First off, most of us really aren't waiting for autonomous cars. Just saying it to grab headlines doesn't make it true. I bike mostly and enjoy driving when I do. I get motion sick when someone else is driving. I could care less about a driverless car.
Second, there's no evidence _at all_ that driverless cars will lead to fewer deaths. It's just pure speculation at this point based on the notion that computers will reduce the number of errors that lead to deaths. There's also just as good a chance that driverless cars will introduce a whole new set of ways that people get killed by cars.
Finally, despite all the hype and small wins by Google, if you actually think through all the technology that still needs to be developed before this is practical, we're not going to see it anytime soon. Sure, Google has some cool tech demos and Uber's convincing scientists to leave stable jobs for high flying startup jobs, but that's just a sign of research, not development. Billions are spent on research programs that are just a "few years away" from practical application. Driverless cars are likely in this category.

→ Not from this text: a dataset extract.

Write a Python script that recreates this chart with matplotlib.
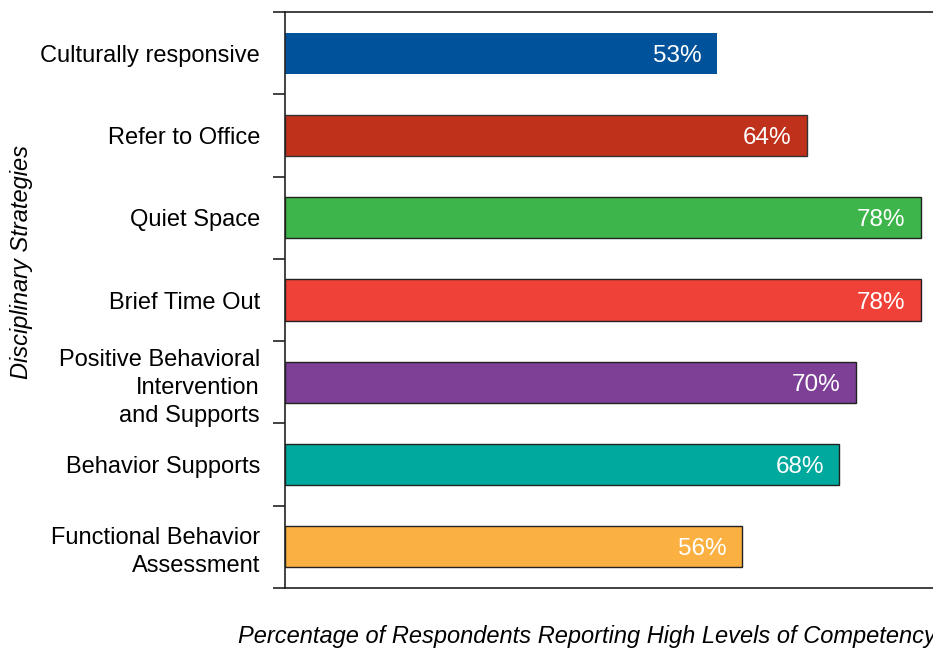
import matplotlib
matplotlib.use("Agg")
import matplotlib.pyplot as plt
import numpy as np

plt.rcParams['font.family'] = ['Liberation Sans', 'DejaVu Sans']

categories = ["Culturally responsive", "Refer to Office", "Quiet Space", "Brief Time Out",
              "Positive Behavioral\nIntervention\nand Supports", "Behavior Supports",
              "Functional Behavior\nAssessment"]
values = [53, 64, 78, 78, 70, 68, 56]
colors = ["#00539B", "#C0311C", "#3DB54B", "#EF4137", "#7E3F97", "#00A99E", "#FBB042"]
edges = ["none", "#333333", "#222222", "#222222", "#222222", "#222222", "#222222"]

fig = plt.figure(figsize=(9.33, 6.48), dpi=100)
W, H = 933, 648
ax = fig.add_axes([285 / W, 1 - 588 / H, 1 - 285 / W, (588 - 12) / H])

y = np.arange(len(categories))
for i, (v, c, e) in enumerate(zip(values, colors, edges)):
    ax.barh(i, v, height=0.5, color=c, edgecolor=e, linewidth=1.0 if e != "none" else 0)
    ax.text(v - 1.9, i, f"{v}%", color="white", ha="right", va="center_baseline", fontsize=17.5)

ax.set_ylim(len(categories) - 0.5, -0.5)
ax.set_xlim(0, (W - 285) / 8.154)

ax.set_yticks(y)
ax.set_yticklabels(categories, fontsize=17, ha="right", multialignment="right", linespacing=1.35)
ax.tick_params(axis="y", which="major", length=0, pad=18)
ax.set_yticks(np.arange(-0.5, len(categories) + 0.5, 1), minor=True)
ax.tick_params(axis="y", which="minor", length=9, width=1.2, color="#222222", direction="out")
ax.set_xticks([])

for s in ["left", "bottom", "top"]:
    ax.spines[s].set_color("#222222")
    ax.spines[s].set_linewidth(1.2)
ax.spines["right"].set_visible(False)

fig.text(22 / W, 1 - 262 / H, "Disciplinary Strategies", rotation=90, style="italic",
         fontsize=17, ha="center", va="center")
fig.text(238 / W, 1 - 636 / H, "Percentage of Respondents Reporting High Levels of Competency",
         style="italic", fontsize=17, ha="left", va="center")

fig.savefig("out.png", dpi=100)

Now, what will be cool for consumers and insurance companies is when some of these technologies trickle into ordinary cars. Semi-autonomous driving on highways would be great and is probably only a few years away. Better accident avoidance in cities is also likely to emerge from this. This is the benefit of these billion dollar research programs: while they rarely deliver what's being promised, some really good things do come out of them.